## Material shown
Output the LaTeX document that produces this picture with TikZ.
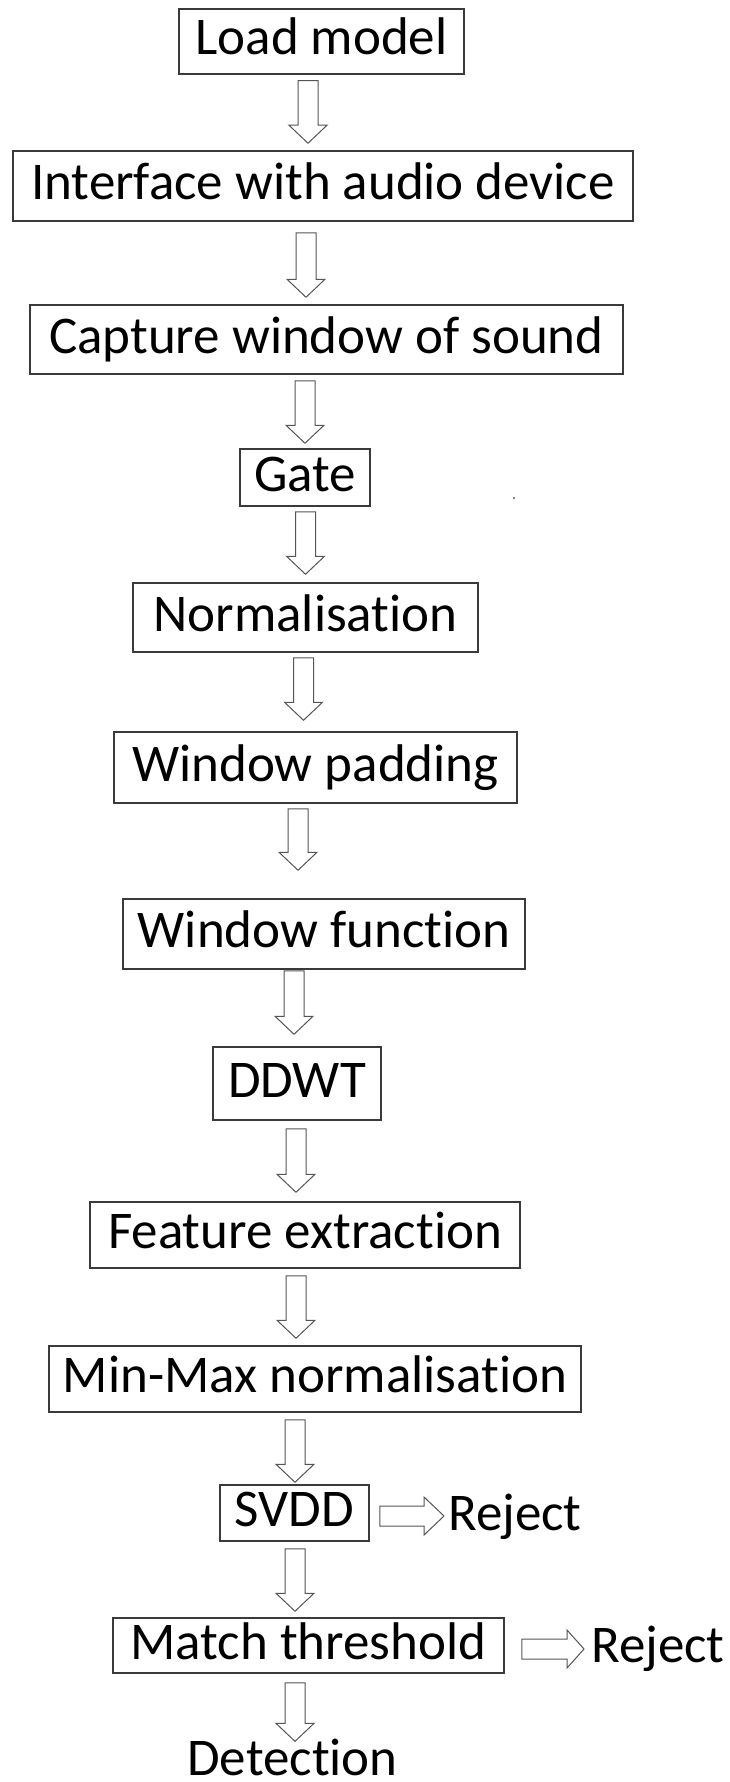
\documentclass[tikz,border=0pt]{standalone}
\usepackage{fontspec}
\setmainfont{Carlito}[Ligatures=NoCommon]
\usetikzlibrary{calc}
\definecolor{boxgray}{HTML}{3A3A3A}
\definecolor{arrowgray}{HTML}{555555}

% hollow block arrow pointing down: from, to, x centre, top gap, bottom gap
\newcommand\downflow[5]{%
  \draw[flowarrow] let \p1=(#1.south), \p2=(#2.north) in
    ({#3pt-10pt},{\y1-#4pt}) -- ({#3pt+10pt},{\y1-#4pt})
    -- ({#3pt+10pt},{\y2+#5pt+18pt}) -- ({#3pt+19pt},{\y2+#5pt+18pt})
    -- (#3pt,{\y2+#5pt})
    -- ({#3pt-19pt},{\y2+#5pt+18pt}) -- ({#3pt-10pt},{\y2+#5pt+18pt}) -- cycle;}

% hollow block arrow pointing right: from, to, y centre, left gap, right gap, head length
\newcommand\sideflow[6]{%
  \draw[flowarrow] let \p1=(#1.east), \p2=(#2.west) in
    ({\x1+#4pt},{-#3pt+10pt}) -- ({\x2-#5pt-#6pt},{-#3pt+10pt})
    -- ({\x2-#5pt-#6pt},{-#3pt+19pt}) -- ({\x2-#5pt},-#3pt)
    -- ({\x2-#5pt-#6pt},{-#3pt-19pt}) -- ({\x2-#5pt-#6pt},{-#3pt-10pt})
    -- ({\x1+#4pt},{-#3pt-10pt}) -- cycle;}

\tikzset{
  stepbox/.style={draw=boxgray, line width=1.5pt, inner sep=0pt,
    text height=40pt, text depth=13pt,
    font=\fontsize{53}{62}\selectfont},
  lbl/.style={inner sep=0pt, font=\fontsize{53}{62}\selectfont},
  flowarrow/.style={draw=arrowgray, line width=1pt, fill=white, line join=miter}
}

\begin{document}
\begin{tikzpicture}[x=1pt, y=-1pt]
  \useasboundingbox (0,0) rectangle (729,1782);

  % processing steps
  \node[stepbox, minimum width=285pt, minimum height=65pt] (load)    at (321.5,41.5)  {Load model};
  \node[stepbox, minimum width=620pt, minimum height=70pt] (iface)   at (323,186)     {Interface with audio device};
  \node[stepbox, minimum width=593pt, minimum height=69pt] (capture) at (326.5,339.5) {Capture window of sound};
  \node[stepbox, minimum width=130pt, minimum height=57pt] (gate)    at (305,477.5)   {Gate};
  \node[stepbox, minimum width=345pt, minimum height=69pt] (norm)    at (305.5,617.5) {Normalisation};
  \node[stepbox, minimum width=403pt, minimum height=71pt] (wpad)    at (315.5,767.5) {Window padding};
  \node[stepbox, minimum width=402pt, minimum height=70pt] (wfun)    at (324,934)     {Window function};
  \node[stepbox, minimum width=168pt, minimum height=73pt] (ddwt)    at (297,1083.5)  {DDWT};
  \node[stepbox, minimum width=430pt, minimum height=66pt] (feat)    at (305,1235)    {Feature extraction};
  \node[stepbox, minimum width=532pt, minimum height=66pt] (minmax)  at (315,1379)    {Min-Max normalisation};
  \node[stepbox, minimum width=149pt, minimum height=56pt] (svdd)    at (294.5,1513)  {SVDD};
  \node[stepbox, minimum width=391pt, minimum height=55pt] (match)   at (308.5,1645.5){Match threshold};

  % outcomes
  \node[lbl, anchor=base west] (rej1) at (448,1530) {Reject};
  \node[lbl, anchor=base west] (rej2) at (591,1662) {Reject};
  \node[lbl, anchor=base] (detect) at (292.5,1775) {Detection};

  % flow arrows
  \downflow{load}{iface}{308}{6}{7}
  \downflow{iface}{capture}{306}{11}{7}
  \downflow{capture}{gate}{305}{6}{5}
  \downflow{gate}{norm}{305.5}{5}{8}
  \downflow{norm}{wpad}{303.5}{5}{11}
  \downflow{wpad}{wfun}{298}{5}{28}
  \downflow{wfun}{ddwt}{294}{1}{12}
  \downflow{ddwt}{feat}{296}{8}{9}
  \downflow{feat}{minmax}{296}{7}{7}
  \downflow{minmax}{svdd}{295}{7}{2}
  \downflow{svdd}{match}{295}{7}{6}
  \downflow{match}{detect}{295}{9}{-3}

  \sideflow{svdd}{rej1}{1516}{10}{4}{20}
  \sideflow{match}{rej2}{1649}{17}{7}{17}

  % small speck beside the gate step
  \fill[arrowgray] (514,498) circle (1.2pt);
\end{tikzpicture}
\end{document}
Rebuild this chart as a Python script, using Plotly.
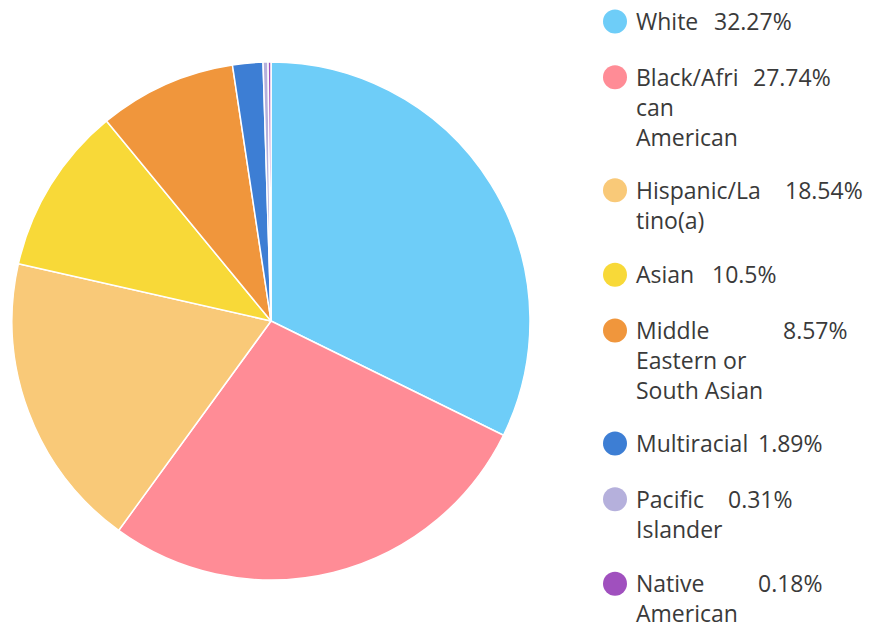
import plotly.graph_objects as go

# ---- data ----
categories = ["White", "Black/African American", "Hispanic/Latino(a)", "Asian",
              "Middle Eastern or South Asian", "Multiracial", "Pacific Islander",
              "Native American"]
percentages = [32.27, 27.74, 18.54, 10.5, 8.57, 1.89, 0.31, 0.18]
pct_labels = ["32.27%", "27.74%", "18.54%", "10.5%", "8.57%", "1.89%", "0.31%", "0.18%"]
legend_lines = [
    ["White"],
    ["Black/Afri", "can", "American"],
    ["Hispanic/La", "tino(a)"],
    ["Asian"],
    ["Middle", "Eastern or", "South Asian"],
    ["Multiracial"],
    ["Pacific", "Islander"],
    ["Native", "American"],
]
colors = ["#6ECDF8", "#FF8C96", "#F9C978", "#F8D938", "#F0963C",
          "#3D7ED4", "#B5B0DC", "#A050BE"]

# ---- layout helpers (pixel positions) ----
W, H = 876, 630
pct_x = [712, 751, 783, 710, 781, 756, 726, 756]
label_x = 634
dot_x = 615
dot_r = 12
line_h = 28.6
row_gap = 55.8
font = dict(family="Open Sans", size=23, color="#3a3a3a")

fig = go.Figure(go.Pie(
    labels=categories,
    values=percentages,
    sort=False,
    direction="clockwise",
    rotation=0,
    textinfo="none",
    marker=dict(colors=colors, line=dict(color="white", width=1.5)),
    showlegend=False,
    domain=dict(x=[12 / W, 530 / W], y=[1 - 580 / H, 1 - 62 / H]),
))

annotations = []
shapes = []
y = 21.5
for i, lines in enumerate(legend_lines):
    shapes.append(dict(type="circle", xref="paper", yref="paper",
                       x0=(dot_x - dot_r) / W, x1=(dot_x + dot_r) / W,
                       y0=1 - (y + dot_r) / H, y1=1 - (y - dot_r) / H,
                       fillcolor=colors[i], line=dict(width=0)))
    top = y - line_h / 2 - 4
    annotations.append(dict(x=label_x / W, y=1 - top / H,
                            xref="paper", yref="paper", text="<br>".join(lines),
                            showarrow=False, xanchor="left", yanchor="top",
                            align="left", font=font))
    annotations.append(dict(x=pct_x[i] / W, y=1 - top / H, xref="paper", yref="paper",
                            text=pct_labels[i], showarrow=False, xanchor="left",
                            yanchor="top", font=font))
    y += row_gap + (len(lines) - 1) * line_h

fig.update_layout(
    width=W, height=H,
    margin=dict(l=0, r=0, t=0, b=0),
    paper_bgcolor="white", plot_bgcolor="white",
    annotations=annotations, shapes=shapes,
)

fig.write_html("out.html", config={"displayModeBar": False},
               post_script="document.body.style.margin='0';")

## Instructions for the task
Repeat the listing above exactly, with no pictures.

## Solution
Output the LaTeX document that produces this picture with TikZ.
\documentclass[tikz,border=0pt]{standalone}
\usepackage{fontspec}
\setmainfont{Carlito}[Ligatures=NoCommon]
\usetikzlibrary{calc}
\definecolor{boxgray}{HTML}{3A3A3A}
\definecolor{arrowgray}{HTML}{555555}

% hollow block arrow pointing down: from, to, x centre, top gap, bottom gap
\newcommand\downflow[5]{%
  \draw[flowarrow] let \p1=(#1.south), \p2=(#2.north) in
    ({#3pt-10pt},{\y1-#4pt}) -- ({#3pt+10pt},{\y1-#4pt})
    -- ({#3pt+10pt},{\y2+#5pt+18pt}) -- ({#3pt+19pt},{\y2+#5pt+18pt})
    -- (#3pt,{\y2+#5pt})
    -- ({#3pt-19pt},{\y2+#5pt+18pt}) -- ({#3pt-10pt},{\y2+#5pt+18pt}) -- cycle;}

% hollow block arrow pointing right: from, to, y centre, left gap, right gap, head length
\newcommand\sideflow[6]{%
  \draw[flowarrow] let \p1=(#1.east), \p2=(#2.west) in
    ({\x1+#4pt},{-#3pt+10pt}) -- ({\x2-#5pt-#6pt},{-#3pt+10pt})
    -- ({\x2-#5pt-#6pt},{-#3pt+19pt}) -- ({\x2-#5pt},-#3pt)
    -- ({\x2-#5pt-#6pt},{-#3pt-19pt}) -- ({\x2-#5pt-#6pt},{-#3pt-10pt})
    -- ({\x1+#4pt},{-#3pt-10pt}) -- cycle;}

\tikzset{
  stepbox/.style={draw=boxgray, line width=1.5pt, inner sep=0pt,
    text height=40pt, text depth=13pt,
    font=\fontsize{53}{62}\selectfont},
  lbl/.style={inner sep=0pt, font=\fontsize{53}{62}\selectfont},
  flowarrow/.style={draw=arrowgray, line width=1pt, fill=white, line join=miter}
}

\begin{document}
\begin{tikzpicture}[x=1pt, y=-1pt]
  \useasboundingbox (0,0) rectangle (729,1782);

  % processing steps
  \node[stepbox, minimum width=285pt, minimum height=65pt] (load)    at (321.5,41.5)  {Load model};
  \node[stepbox, minimum width=620pt, minimum height=70pt] (iface)   at (323,186)     {Interface with audio device};
  \node[stepbox, minimum width=593pt, minimum height=69pt] (capture) at (326.5,339.5) {Capture window of sound};
  \node[stepbox, minimum width=130pt, minimum height=57pt] (gate)    at (305,477.5)   {Gate};
  \node[stepbox, minimum width=345pt, minimum height=69pt] (norm)    at (305.5,617.5) {Normalisation};
  \node[stepbox, minimum width=403pt, minimum height=71pt] (wpad)    at (315.5,767.5) {Window padding};
  \node[stepbox, minimum width=402pt, minimum height=70pt] (wfun)    at (324,934)     {Window function};
  \node[stepbox, minimum width=168pt, minimum height=73pt] (ddwt)    at (297,1083.5)  {DDWT};
  \node[stepbox, minimum width=430pt, minimum height=66pt] (feat)    at (305,1235)    {Feature extraction};
  \node[stepbox, minimum width=532pt, minimum height=66pt] (minmax)  at (315,1379)    {Min-Max normalisation};
  \node[stepbox, minimum width=149pt, minimum height=56pt] (svdd)    at (294.5,1513)  {SVDD};
  \node[stepbox, minimum width=391pt, minimum height=55pt] (match)   at (308.5,1645.5){Match threshold};

  % outcomes
  \node[lbl, anchor=base west] (rej1) at (448,1530) {Reject};
  \node[lbl, anchor=base west] (rej2) at (591,1662) {Reject};
  \node[lbl, anchor=base] (detect) at (292.5,1775) {Detection};

  % flow arrows
  \downflow{load}{iface}{308}{6}{7}
  \downflow{iface}{capture}{306}{11}{7}
  \downflow{capture}{gate}{305}{6}{5}
  \downflow{gate}{norm}{305.5}{5}{8}
  \downflow{norm}{wpad}{303.5}{5}{11}
  \downflow{wpad}{wfun}{298}{5}{28}
  \downflow{wfun}{ddwt}{294}{1}{12}
  \downflow{ddwt}{feat}{296}{8}{9}
  \downflow{feat}{minmax}{296}{7}{7}
  \downflow{minmax}{svdd}{295}{7}{2}
  \downflow{svdd}{match}{295}{7}{6}
  \downflow{match}{detect}{295}{9}{-3}

  \sideflow{svdd}{rej1}{1516}{10}{4}{20}
  \sideflow{match}{rej2}{1649}{17}{7}{17}

  % small speck beside the gate step
  \fill[arrowgray] (514,498) circle (1.2pt);
\end{tikzpicture}
\end{document}
Rebuild this chart as a Python script, using Plotly.
import plotly.graph_objects as go

# ---- data ----
categories = ["White", "Black/African American", "Hispanic/Latino(a)", "Asian",
              "Middle Eastern or South Asian", "Multiracial", "Pacific Islander",
              "Native American"]
percentages = [32.27, 27.74, 18.54, 10.5, 8.57, 1.89, 0.31, 0.18]
pct_labels = ["32.27%", "27.74%", "18.54%", "10.5%", "8.57%", "1.89%", "0.31%", "0.18%"]
legend_lines = [
    ["White"],
    ["Black/Afri", "can", "American"],
    ["Hispanic/La", "tino(a)"],
    ["Asian"],
    ["Middle", "Eastern or", "South Asian"],
    ["Multiracial"],
    ["Pacific", "Islander"],
    ["Native", "American"],
]
colors = ["#6ECDF8", "#FF8C96", "#F9C978", "#F8D938", "#F0963C",
          "#3D7ED4", "#B5B0DC", "#A050BE"]

# ---- layout helpers (pixel positions) ----
W, H = 876, 630
pct_x = [712, 751, 783, 710, 781, 756, 726, 756]
label_x = 634
dot_x = 615
dot_r = 12
line_h = 28.6
row_gap = 55.8
font = dict(family="Open Sans", size=23, color="#3a3a3a")

fig = go.Figure(go.Pie(
    labels=categories,
    values=percentages,
    sort=False,
    direction="clockwise",
    rotation=0,
    textinfo="none",
    marker=dict(colors=colors, line=dict(color="white", width=1.5)),
    showlegend=False,
    domain=dict(x=[12 / W, 530 / W], y=[1 - 580 / H, 1 - 62 / H]),
))

annotations = []
shapes = []
y = 21.5
for i, lines in enumerate(legend_lines):
    shapes.append(dict(type="circle", xref="paper", yref="paper",
                       x0=(dot_x - dot_r) / W, x1=(dot_x + dot_r) / W,
                       y0=1 - (y + dot_r) / H, y1=1 - (y - dot_r) / H,
                       fillcolor=colors[i], line=dict(width=0)))
    top = y - line_h / 2 - 4
    annotations.append(dict(x=label_x / W, y=1 - top / H,
                            xref="paper", yref="paper", text="<br>".join(lines),
                            showarrow=False, xanchor="left", yanchor="top",
                            align="left", font=font))
    annotations.append(dict(x=pct_x[i] / W, y=1 - top / H, xref="paper", yref="paper",
                            text=pct_labels[i], showarrow=False, xanchor="left",
                            yanchor="top", font=font))
    y += row_gap + (len(lines) - 1) * line_h

fig.update_layout(
    width=W, height=H,
    margin=dict(l=0, r=0, t=0, b=0),
    paper_bgcolor="white", plot_bgcolor="white",
    annotations=annotations, shapes=shapes,
)

fig.write_html("out.html", config={"displayModeBar": False},
               post_script="document.body.style.margin='0';")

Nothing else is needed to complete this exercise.